Com base numa análise preliminar da KPMG, vocês questionaram os números do Ponto Frio na época da fusão. E ameaçaram ir para uma arbitragem se o Pão de Açúcar não quiser discutir o assunto de forma amigável...

Tem um trabalho da KPMG sendo feito, aprovado por todos os membros do conselho. É a única coisa que posso dizer sobre isso.

Pessoas ligadas ao Pão de Açúcar dizem que vocês não conseguiram se desgarrar do papel de donos da Casas Bahia. Dizem que vocês usam aviões da empresa em situações particulares, que alugam seus imóveis para a

Viavarejo...

Tudo o que se refere a partes relacionadas (contratos da Viavarejo com outras empresas ligadas aos acionistas) foi levado ao conselho da empresa para ser debatido, com total transparência. Tem as lojas da família e tem também lojas alugadas para o Pão de Açúcar, que pertenciam ao Extra Eletro. Sobre as aeronaves, há uma proposta de contrato que vai definir quais as regras para usá-las.

Como foi juntar duas empresas tão grandes, com culturas tão diferentes?

As duas empresas estavam em momentos diferentes: o Ponto Frio tinha ficado à venda por muito tempo e a Casas Bahia era uma empresa familiar que, depois da fusão com o Pão de Açúcar, estava partindo para uma gestão de empresa de capital aberto.
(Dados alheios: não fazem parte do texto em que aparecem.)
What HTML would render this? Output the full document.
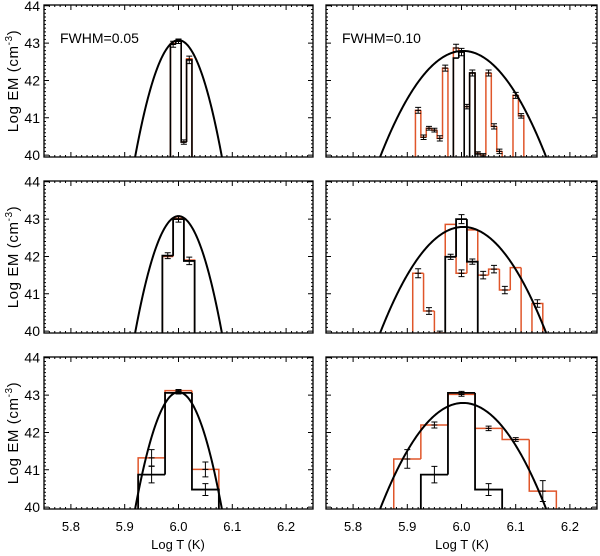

Criamos uma cultura da Viavarejo, que é diferente da Casas Bahia antiga, do Ponto Frio antigo, do Pão de Açúcar. Implantamos o sistema operacional de vendas da Casas Bahia no Ponto Frio, numa madrugada, com cerca de 2 mil pessoas trabalhando nisso. Tivemos que quebrar diversos paradigmas, de um lado e de outro.

Como o quê?

Até 2010 éramos concorrentes. Juntamos milhares de pessoas que pensavam diferente, competiam entre si. Remar no mesmo barco para o mesmo lugar é uma quebra de paradigma. A Casas Bahia, como empresa familiar, tinha mais flexibilidade nas metas. O Ponto Frio tinha um problema estrutural de logística. Ele vendia e depois precisava ver como fazia para entregar. Agora, só vende se tiver no estoque. Não tem, não vende. No Ponto Frio fizemos um posicionamento de imagem. Não tinha um slogan, agora tem. Do mesmo jeito que Casas Bahia tem "Dedicação total a você", Ponto Frio agora tem "Viva inovação". É uma marca de grande potencial. As lojas conceito do Ponto Frio são modernas, respiram tecnologia, têm um leque diferente de produtos. Temos um treinamento específico para essas lojas. Antigamente eles iam atrás do que a Casas Bahia fazia.

Apesar das mudanças na companhia, a fusão ainda não foi aprovada pelo Conselho Administrativo de Defesa Econômica (Cade)...

O Cade ainda não aprovou a fusão. Precisamos manter operações logísticas separadas, temos CNPJ separados... Mesmo assim, tenho certeza de que os resultados são crescentes, positivos e que a empresa que entrego hoje tem resultados sustentáveis. Em 2010, nossa despesa operacional era de 25,1%. No último trimestre, foi 21,2%. Saímos de um grande prejuízo em 2010, de quase R$ 300 milhões, para entregar um lucro acumulado em nove meses em 2012 de R$ 88 milhões. Na minha visão, é muito bom. Estamos no caminho certo.